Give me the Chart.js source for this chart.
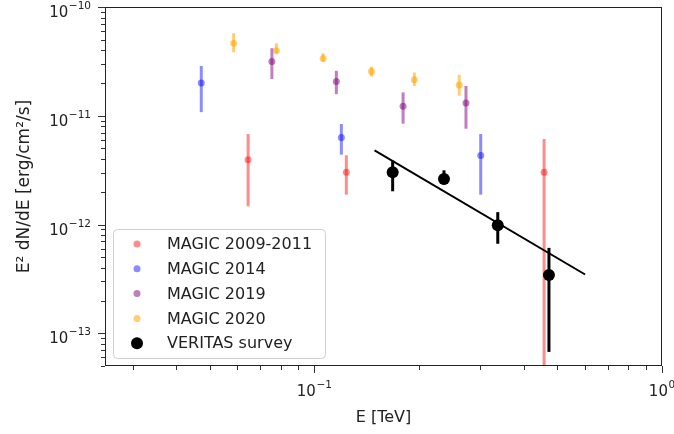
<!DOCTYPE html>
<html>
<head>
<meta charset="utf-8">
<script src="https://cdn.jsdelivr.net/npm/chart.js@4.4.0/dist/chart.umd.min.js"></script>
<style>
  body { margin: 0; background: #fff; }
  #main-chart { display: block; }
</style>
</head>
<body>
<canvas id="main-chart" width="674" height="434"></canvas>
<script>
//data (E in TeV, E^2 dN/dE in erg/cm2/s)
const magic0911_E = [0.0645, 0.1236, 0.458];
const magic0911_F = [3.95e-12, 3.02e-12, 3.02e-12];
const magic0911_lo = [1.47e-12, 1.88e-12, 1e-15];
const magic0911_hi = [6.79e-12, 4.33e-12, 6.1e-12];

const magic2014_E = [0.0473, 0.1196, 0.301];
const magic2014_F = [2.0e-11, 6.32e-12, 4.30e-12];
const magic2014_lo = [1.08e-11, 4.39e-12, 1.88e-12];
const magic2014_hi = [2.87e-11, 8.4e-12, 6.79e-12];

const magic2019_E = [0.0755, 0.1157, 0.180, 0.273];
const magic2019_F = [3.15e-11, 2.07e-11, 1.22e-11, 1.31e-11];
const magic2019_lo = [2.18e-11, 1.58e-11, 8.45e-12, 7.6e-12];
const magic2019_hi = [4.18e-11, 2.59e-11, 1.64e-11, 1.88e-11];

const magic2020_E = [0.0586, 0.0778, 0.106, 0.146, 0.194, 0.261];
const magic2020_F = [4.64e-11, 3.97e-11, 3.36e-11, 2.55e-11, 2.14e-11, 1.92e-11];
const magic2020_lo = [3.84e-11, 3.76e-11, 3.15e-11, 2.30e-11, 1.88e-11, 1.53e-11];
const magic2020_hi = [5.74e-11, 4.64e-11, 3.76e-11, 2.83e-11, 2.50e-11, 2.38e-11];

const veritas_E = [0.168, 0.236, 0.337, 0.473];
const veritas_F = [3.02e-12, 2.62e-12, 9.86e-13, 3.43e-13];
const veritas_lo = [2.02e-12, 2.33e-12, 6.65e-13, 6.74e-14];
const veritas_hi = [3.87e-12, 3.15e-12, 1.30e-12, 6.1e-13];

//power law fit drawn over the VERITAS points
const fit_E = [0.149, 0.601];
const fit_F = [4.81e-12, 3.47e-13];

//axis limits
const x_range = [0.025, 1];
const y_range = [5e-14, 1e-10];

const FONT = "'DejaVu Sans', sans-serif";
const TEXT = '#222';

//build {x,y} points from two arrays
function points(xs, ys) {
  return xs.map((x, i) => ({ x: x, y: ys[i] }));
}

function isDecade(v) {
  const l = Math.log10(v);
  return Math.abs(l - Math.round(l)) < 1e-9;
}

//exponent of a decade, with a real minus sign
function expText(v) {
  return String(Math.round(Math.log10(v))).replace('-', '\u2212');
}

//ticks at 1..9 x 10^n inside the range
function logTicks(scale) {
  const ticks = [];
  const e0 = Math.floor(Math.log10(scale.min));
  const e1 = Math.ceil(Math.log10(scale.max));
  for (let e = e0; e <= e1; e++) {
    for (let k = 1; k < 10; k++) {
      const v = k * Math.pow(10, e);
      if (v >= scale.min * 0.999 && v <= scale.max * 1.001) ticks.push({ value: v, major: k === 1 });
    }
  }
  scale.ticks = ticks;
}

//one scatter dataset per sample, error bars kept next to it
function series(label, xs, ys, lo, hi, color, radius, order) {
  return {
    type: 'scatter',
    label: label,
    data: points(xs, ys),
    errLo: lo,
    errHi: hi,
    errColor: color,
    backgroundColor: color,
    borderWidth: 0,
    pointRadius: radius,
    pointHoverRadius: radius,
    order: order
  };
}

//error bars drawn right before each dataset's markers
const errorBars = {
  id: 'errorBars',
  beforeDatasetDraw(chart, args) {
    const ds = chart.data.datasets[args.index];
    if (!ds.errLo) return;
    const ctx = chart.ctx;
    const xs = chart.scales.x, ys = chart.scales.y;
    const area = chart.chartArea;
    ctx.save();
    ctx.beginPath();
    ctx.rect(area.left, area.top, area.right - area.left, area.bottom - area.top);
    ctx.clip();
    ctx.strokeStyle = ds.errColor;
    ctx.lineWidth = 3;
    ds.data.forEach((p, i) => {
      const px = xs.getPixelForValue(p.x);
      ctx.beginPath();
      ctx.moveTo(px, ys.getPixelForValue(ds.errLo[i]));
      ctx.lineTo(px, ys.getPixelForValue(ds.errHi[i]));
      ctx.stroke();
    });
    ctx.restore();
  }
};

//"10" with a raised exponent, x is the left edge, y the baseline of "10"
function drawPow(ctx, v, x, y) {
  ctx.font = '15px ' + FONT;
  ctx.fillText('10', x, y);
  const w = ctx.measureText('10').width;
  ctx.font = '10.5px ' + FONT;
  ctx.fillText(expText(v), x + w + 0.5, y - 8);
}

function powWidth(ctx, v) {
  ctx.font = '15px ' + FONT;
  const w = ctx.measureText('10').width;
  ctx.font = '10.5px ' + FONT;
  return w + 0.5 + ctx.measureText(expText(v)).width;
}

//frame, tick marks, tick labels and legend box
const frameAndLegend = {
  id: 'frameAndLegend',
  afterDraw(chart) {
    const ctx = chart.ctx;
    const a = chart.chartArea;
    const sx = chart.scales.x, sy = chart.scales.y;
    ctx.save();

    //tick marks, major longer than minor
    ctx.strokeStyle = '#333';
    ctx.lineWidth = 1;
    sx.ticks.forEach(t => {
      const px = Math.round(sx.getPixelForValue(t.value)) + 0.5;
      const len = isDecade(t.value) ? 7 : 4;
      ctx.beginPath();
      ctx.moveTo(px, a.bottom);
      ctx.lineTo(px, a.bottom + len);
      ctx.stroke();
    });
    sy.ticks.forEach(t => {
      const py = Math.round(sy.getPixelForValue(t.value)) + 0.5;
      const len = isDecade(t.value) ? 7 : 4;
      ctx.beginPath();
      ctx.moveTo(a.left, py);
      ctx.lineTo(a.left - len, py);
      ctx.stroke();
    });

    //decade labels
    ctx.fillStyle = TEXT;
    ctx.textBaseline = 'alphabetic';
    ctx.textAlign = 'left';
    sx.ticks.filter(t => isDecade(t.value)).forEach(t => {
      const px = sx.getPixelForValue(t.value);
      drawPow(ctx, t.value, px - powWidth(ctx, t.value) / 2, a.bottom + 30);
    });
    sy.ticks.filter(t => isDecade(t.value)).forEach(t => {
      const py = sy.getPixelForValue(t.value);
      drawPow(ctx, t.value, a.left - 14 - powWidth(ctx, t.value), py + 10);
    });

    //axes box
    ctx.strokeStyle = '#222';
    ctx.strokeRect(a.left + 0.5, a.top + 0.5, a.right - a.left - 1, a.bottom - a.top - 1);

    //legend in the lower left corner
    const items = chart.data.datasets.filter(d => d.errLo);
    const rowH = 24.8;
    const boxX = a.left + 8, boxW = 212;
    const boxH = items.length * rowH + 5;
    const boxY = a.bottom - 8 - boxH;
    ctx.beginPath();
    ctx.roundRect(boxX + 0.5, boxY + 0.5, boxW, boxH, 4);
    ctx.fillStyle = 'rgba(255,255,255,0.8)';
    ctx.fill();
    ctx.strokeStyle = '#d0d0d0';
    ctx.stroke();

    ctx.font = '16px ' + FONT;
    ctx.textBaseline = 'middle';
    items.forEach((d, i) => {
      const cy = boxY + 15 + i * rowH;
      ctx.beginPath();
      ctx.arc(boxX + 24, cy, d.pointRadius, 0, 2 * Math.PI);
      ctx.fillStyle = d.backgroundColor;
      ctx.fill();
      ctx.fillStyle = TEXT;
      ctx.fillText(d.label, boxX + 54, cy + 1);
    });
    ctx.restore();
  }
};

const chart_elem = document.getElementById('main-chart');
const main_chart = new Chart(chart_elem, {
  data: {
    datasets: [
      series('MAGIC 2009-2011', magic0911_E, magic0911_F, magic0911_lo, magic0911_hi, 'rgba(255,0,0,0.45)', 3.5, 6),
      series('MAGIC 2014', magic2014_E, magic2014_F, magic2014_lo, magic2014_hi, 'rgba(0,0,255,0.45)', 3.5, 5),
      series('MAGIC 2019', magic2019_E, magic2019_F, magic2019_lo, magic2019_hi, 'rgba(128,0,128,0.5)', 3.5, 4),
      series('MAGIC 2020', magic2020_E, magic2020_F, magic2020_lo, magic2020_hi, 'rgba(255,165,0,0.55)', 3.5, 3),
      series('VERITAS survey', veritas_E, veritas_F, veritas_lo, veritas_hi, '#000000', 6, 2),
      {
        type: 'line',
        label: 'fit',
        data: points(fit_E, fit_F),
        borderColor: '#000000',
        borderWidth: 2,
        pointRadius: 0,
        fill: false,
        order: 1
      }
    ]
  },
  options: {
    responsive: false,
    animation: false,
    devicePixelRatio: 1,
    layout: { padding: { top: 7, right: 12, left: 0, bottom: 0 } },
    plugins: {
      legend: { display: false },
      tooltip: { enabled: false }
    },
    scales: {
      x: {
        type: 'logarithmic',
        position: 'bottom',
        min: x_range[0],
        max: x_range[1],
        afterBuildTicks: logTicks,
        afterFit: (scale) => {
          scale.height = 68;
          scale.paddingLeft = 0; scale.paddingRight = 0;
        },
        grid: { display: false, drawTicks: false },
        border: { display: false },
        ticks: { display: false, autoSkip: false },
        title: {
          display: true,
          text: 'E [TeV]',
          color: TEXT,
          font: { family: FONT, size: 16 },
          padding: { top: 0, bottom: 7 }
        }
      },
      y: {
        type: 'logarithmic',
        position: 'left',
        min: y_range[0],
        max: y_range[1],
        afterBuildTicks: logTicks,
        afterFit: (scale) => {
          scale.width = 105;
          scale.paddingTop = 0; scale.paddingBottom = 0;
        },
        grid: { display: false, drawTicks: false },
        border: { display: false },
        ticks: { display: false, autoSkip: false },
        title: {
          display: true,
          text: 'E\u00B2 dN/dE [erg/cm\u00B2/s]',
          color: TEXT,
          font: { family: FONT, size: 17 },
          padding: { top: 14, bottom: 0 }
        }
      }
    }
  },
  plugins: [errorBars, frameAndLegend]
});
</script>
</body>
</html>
::::
* WHAT YOU NEED TO DO
Quote, exactly and only, the lines from the first line of the data above through the line containing "const magic2019_hi = [4.18e-11, 2.59e-11, 1.64e-11, 1.88e-11];". The pictures do not belong in it.

* RESULT OF THE EXERCISE
Give me the Chart.js source for this chart.
<!DOCTYPE html>
<html>
<head>
<meta charset="utf-8">
<script src="https://cdn.jsdelivr.net/npm/chart.js@4.4.0/dist/chart.umd.min.js"></script>
<style>
  body { margin: 0; background: #fff; }
  #main-chart { display: block; }
</style>
</head>
<body>
<canvas id="main-chart" width="674" height="434"></canvas>
<script>
//data (E in TeV, E^2 dN/dE in erg/cm2/s)
const magic0911_E = [0.0645, 0.1236, 0.458];
const magic0911_F = [3.95e-12, 3.02e-12, 3.02e-12];
const magic0911_lo = [1.47e-12, 1.88e-12, 1e-15];
const magic0911_hi = [6.79e-12, 4.33e-12, 6.1e-12];

const magic2014_E = [0.0473, 0.1196, 0.301];
const magic2014_F = [2.0e-11, 6.32e-12, 4.30e-12];
const magic2014_lo = [1.08e-11, 4.39e-12, 1.88e-12];
const magic2014_hi = [2.87e-11, 8.4e-12, 6.79e-12];

const magic2019_E = [0.0755, 0.1157, 0.180, 0.273];
const magic2019_F = [3.15e-11, 2.07e-11, 1.22e-11, 1.31e-11];
const magic2019_lo = [2.18e-11, 1.58e-11, 8.45e-12, 7.6e-12];
const magic2019_hi = [4.18e-11, 2.59e-11, 1.64e-11, 1.88e-11];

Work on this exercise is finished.